The 2008 report from the UK Health Protection Agency and Department for Health "Health Effects of Climate Change in the UK 2008 (HPA & DoH)" highlighted in section 7:
"The air pollution climate of the UK will continue to change. Though concentrations of a number of important pollutants are likely to decline over the next half-century the concentration of ozone is likely to increase. "..."the increase in estimated annual ozone concentrations between 2003 and 2020 will result in a 15% increase in attributable deaths and hospital admissions for respiratory diseases."

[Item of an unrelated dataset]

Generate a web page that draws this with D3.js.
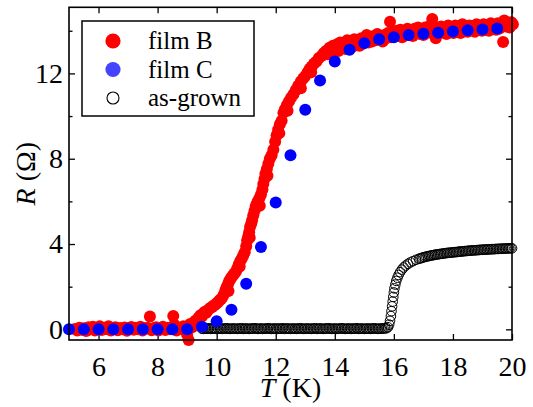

Working together on Climate change and Air Quality

Linkages between air quality and climate change Sussex-air works with local climate change bodies, the Health Protection Agency and Climate South-East (www.climatesoutheast.org.uk) to highlight the synergies and conflicts within both areas. Sources of pollutants can be similar for both pollutant and greenhouse gases, however the methods of reduction can have conflicting or negaticve effects upon the other. For example the by-products of CO2 emissions reduction systems can create increases in primary or secondary pollutants such as nitrogen dioxide or ozone. It is therefore essential that both climate change and air quality be considered together.

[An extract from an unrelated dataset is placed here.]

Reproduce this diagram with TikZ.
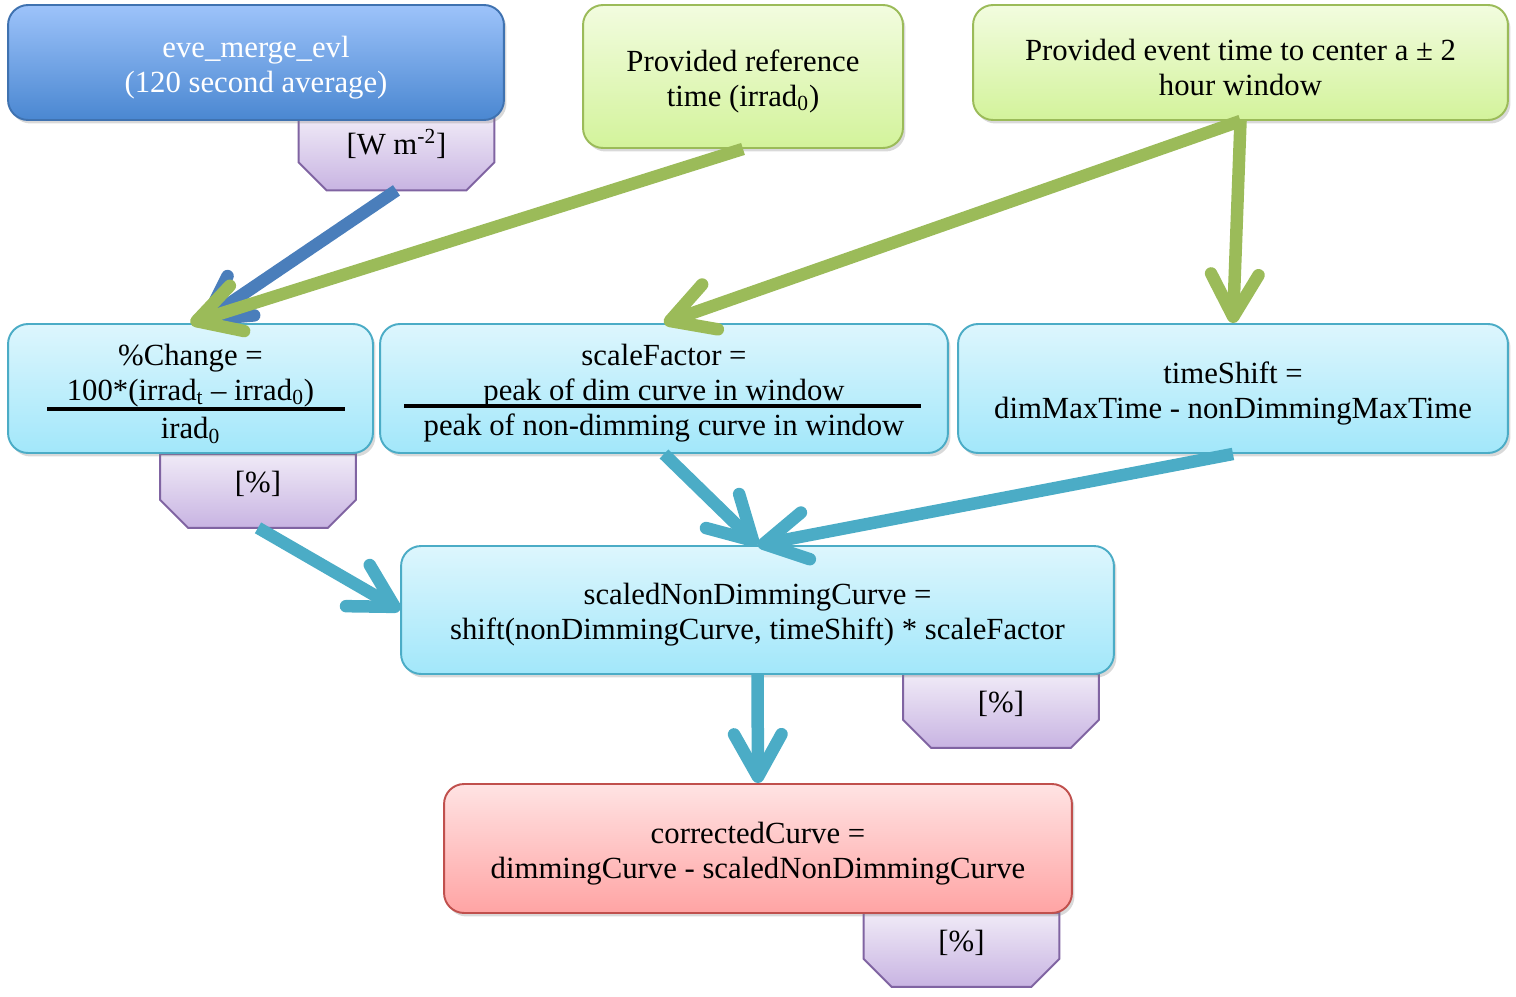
\documentclass[tikz,border=0pt]{standalone}
\usepackage{fontspec}
\setmainfont{Liberation Serif}
\usetikzlibrary{arrows.meta,shadows,backgrounds}

\definecolor{blueline}{HTML}{3F72B0}
\definecolor{bluetop}{HTML}{9DC3FA}
\definecolor{bluebot}{HTML}{4A87D1}
\definecolor{greenline}{HTML}{9BBB59}
\definecolor{greentop}{HTML}{F2FCDF}
\definecolor{greenbot}{HTML}{D3F39B}
\definecolor{cyanline}{HTML}{4BACC6}
\definecolor{cyantop}{HTML}{DDF6FD}
\definecolor{cyanbot}{HTML}{A2E7FA}
\definecolor{redline}{HTML}{C0504D}
\definecolor{redtop}{HTML}{FFE3E3}
\definecolor{redbot}{HTML}{FFA4A4}
\definecolor{tagline}{HTML}{8064A2}
\definecolor{tagtop}{HTML}{F0EAF7}
\definecolor{tagbot}{HTML}{C8B4E2}
\definecolor{bluearrow}{HTML}{4A7EBB}

\newcommand{\toplift}{\rule{0pt}{17.8pt}} % schiebt den Text etwas nach unten

\tikzstyle{formbox} = [draw, rounded corners=0.4cm, line width=1.1pt, align=center, inner sep=0pt, drop shadow={opacity=0.3, shadow xshift=0.05cm, shadow yshift=-0.07cm}]
\tikzstyle{bluebox} = [formbox, draw=blueline, top color=bluetop, bottom color=bluebot, text=white]
\tikzstyle{greenbox} = [formbox, draw=greenline, top color=greentop, bottom color=greenbot]
\tikzstyle{cyanbox} = [formbox, draw=cyanline, top color=cyantop, bottom color=cyanbot]
\tikzstyle{redbox} = [formbox, draw=redline, top color=redtop, bottom color=redbot]
\tikzstyle{unittag} = [minimum width=3.9cm, minimum height=1.46cm, inner sep=0pt, text height=0.45cm, text depth=0.39cm]
\tikzstyle{tagshape} = [draw=tagline, line width=1.1pt, top color=tagtop, bottom color=tagbot]
\tikzstyle{fracline} = [line width=2.2pt]
\tikzstyle{flow} = [line width=0.25cm, -{Straight Barb[length=0.85cm, width=0.95cm, round]}]

\begin{document}
\begin{tikzpicture}[x=0.02cm, y=-0.02cm, font=\fontsize{17.5pt}{19.9pt}\selectfont]
	\useasboundingbox (0,0) rectangle (1516,997);

	% Eingaben oben
	\node[bluebox, minimum width=9.92cm, minimum height=2.3cm] (eve) at (256,62.5) {\toplift eve\_merge\_evl\\(120 second average)};
	\node[greenbox, minimum width=6.4cm, minimum height=2.86cm] (ref) at (743,76.5) {\toplift Provided reference\\time (irrad\textsubscript{0})};
	\node[greenbox, minimum width=10.7cm, minimum height=2.3cm] (evt) at (1240.5,62.5) {\toplift Provided event time to center a ± 2\\hour window};

	% Rechenschritte
	\node[cyanbox, minimum width=7.3cm, minimum height=2.58cm] (chg) at (190.5,388.5) {\toplift\%Change =\\100*(irrad\textsubscript{t} – irrad\textsubscript{0})\\[2pt]irad\textsubscript{0}};
	\draw[fracline] (47,409) -- (345,409); % Bruchstrich
	\node[cyanbox, minimum width=11.36cm, minimum height=2.58cm] (sf) at (664,388.5) {\toplift scaleFactor =\\peak of dim curve in window\\peak of non-dimming curve in window};
	\draw[fracline] (404,406) -- (921,406); % Bruchstrich
	\node[cyanbox, minimum width=11cm, minimum height=2.58cm] (ts) at (1233,388.5) {\toplift timeShift =\\dimMaxTime - nonDimmingMaxTime};
	\node[cyanbox, minimum width=14.26cm, minimum height=2.56cm] (sc) at (757.5,610) {\toplift scaledNonDimmingCurve =\\shift(nonDimmingCurve, timeShift) * scaleFactor};
	\node[redbox, minimum width=12.56cm, minimum height=2.58cm] (cc) at (758,848.5) {\toplift correctedCurve =\\dimmingCurve - scaledNonDimmingCurve};

	% Einheiten
	\node[unittag] (wm) at (396.5,153.5) {[W m\textsuperscript{-2}]};
	\node[unittag] (pc1) at (258,491) {[\%]};
	\node[unittag] (pc2) at (1001,711) {[\%]};
	\node[unittag] (pc3) at (961.5,950) {[\%]};
	\begin{scope}[on background layer]
		\foreach \t in {wm,pc1,pc2,pc3}
			\draw[tagshape] (\t.north west) -- (\t.north east) -- ([yshift=0.56cm]\t.south east) -- ([xshift=-0.56cm]\t.south east) -- ([xshift=0.56cm]\t.south west) -- ([yshift=0.56cm]\t.south west) -- cycle;
	\end{scope}

	% Pfeile
	\draw[flow, draw=bluearrow] (wm.south) -- ([xshift=0.2cm]chg.north);
	\draw[flow, draw=greenline] (ref.south) -- (chg.north);
	\draw[flow, draw=greenline] (evt.south) -- (sf.north);
	\draw[flow, draw=greenline] (evt.south) -- (ts.north);
	\draw[flow, draw=cyanline] (pc1.south) -- (sc.west);
	\draw[flow, draw=cyanline] (sf.south) -- (sc.north);
	\draw[flow, draw=cyanline] (ts.south) -- (sc.north);
	\draw[flow, draw=cyanline] (sc.south) -- (cc.north);
\end{tikzpicture}
\end{document}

Greenhouse gas emissions inventory

The partnership has re-developed the emissions inventory to include greenhouse gases. Data will also be available for the assessment and monitoring of national indicators (NI) such as:

  • NI 185 : Percentage CO2 reduction from LA operations
  • NI 186: Per capita CO2 emissions in the LA area

Sussex-air has updated the Sussex air pollution emissions inventory (2004) to include various green house gases. The greenhouse gases within the inventory are:

  • carbon dioxide (CO2)
  • methane (CH4)
  • nitrous oxide (N2O)

Go to the Emissions inventory

Greenhouse gases

The major greenhouse gases of concern are carbon dioxide, methane, nitrous oxide and ozone.

Carbon dioxide

The main greenhouse gas of concern is carbon dioxide, or CO2, which is released when we burn fossil fuels such as coal, oil and gas. Carbon dioxide is probably the most important of the greenhouse gases as it accounts for the largest proportion of the 'trace gases' and is currently responsible for 60% of the 'enhanced greenhouse effect'.

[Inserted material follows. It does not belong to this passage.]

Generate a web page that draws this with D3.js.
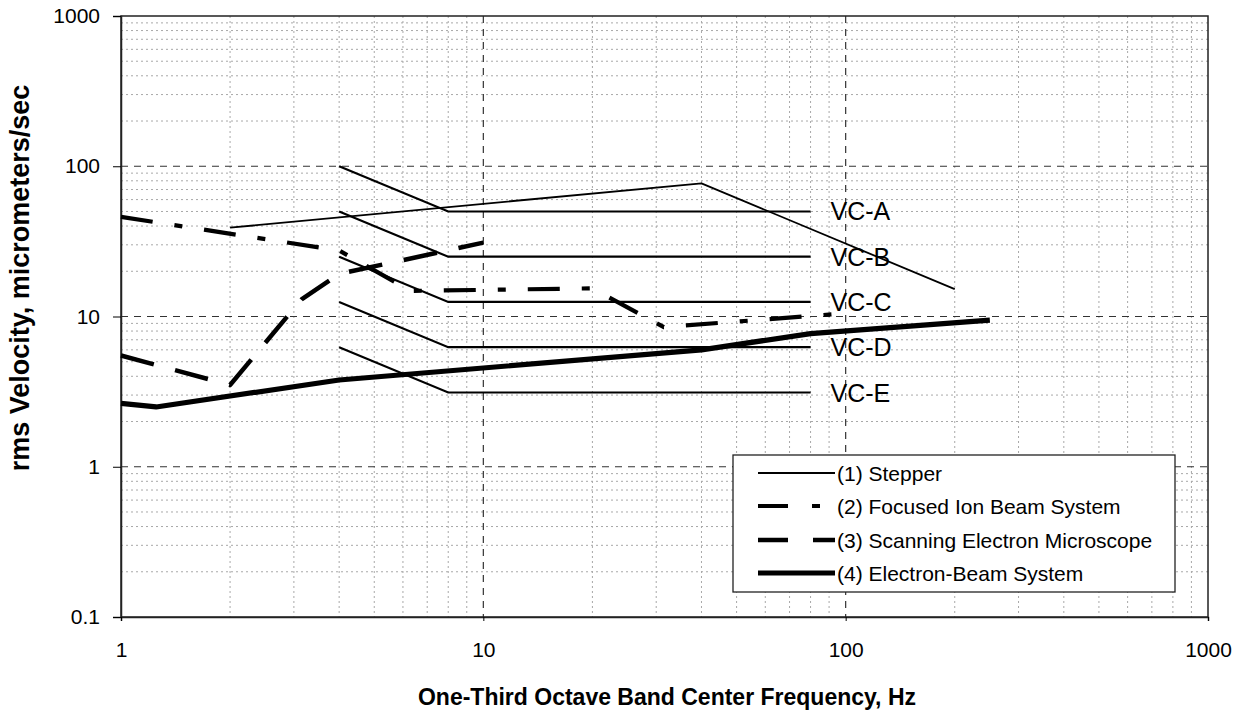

Burning fossil fuels releases the carbon dioxide stored millions of years ago. We use fossil fuels to run vehicles (petrol, diesel and kerosene), heat homes, businesses and power factories. Deforestation releases the carbon stored in trees and also results in less carbon dioxide being removed from the atmosphere.

Methane

The importance of methane in the greenhouse effect is its warming effect. Even though it occurs in lower concentrations than carbon dioxide, it produces 21 times as much warming as CO2. Methane accounts for 20% of the 'enhanced greenhouse effect'.

Methane is generated naturally by bacteria that break down organic matter, it is found in the guts of termites and other animals and in natural gas deposits. An increase in livestock farming and rice growing has led to an increase in atmospheric methane. Other sources are the extraction of fossil fuels, landfill sites and the burning of biomass.

Nitrous oxide

Nitrous oxide makes up an extremely small amount of the atmosphere - it is less than one-thousandth as abundant as carbon dioxide. However, it is 200 to 300 times more effective in trapping heat than carbon dioxide.

Burning fossil fuels and wood is one source of the increase in atmospheric nitrous oxide, however the main contributor is believed to be the widespread use of nitrogen-base fertilisers. Sewage treatment plants may also be a major source of this gas.

Ozone

Ozone is an everyday part of the atmosphere and is constantly being created and destroyed. Upper atmospheric ozone does function as a greenhouse gas, but its strength compared to carbon dioxide is yet to be calculated. Some ozone is man-made by various kinds of air pollution, when it reacts in sunlight. Increases in pre-cursor pollutants such as oxides of nitrogen (NOx) and volatile organic compounds (VOC's) could create future increases in ground level and upper atmospheric ozone.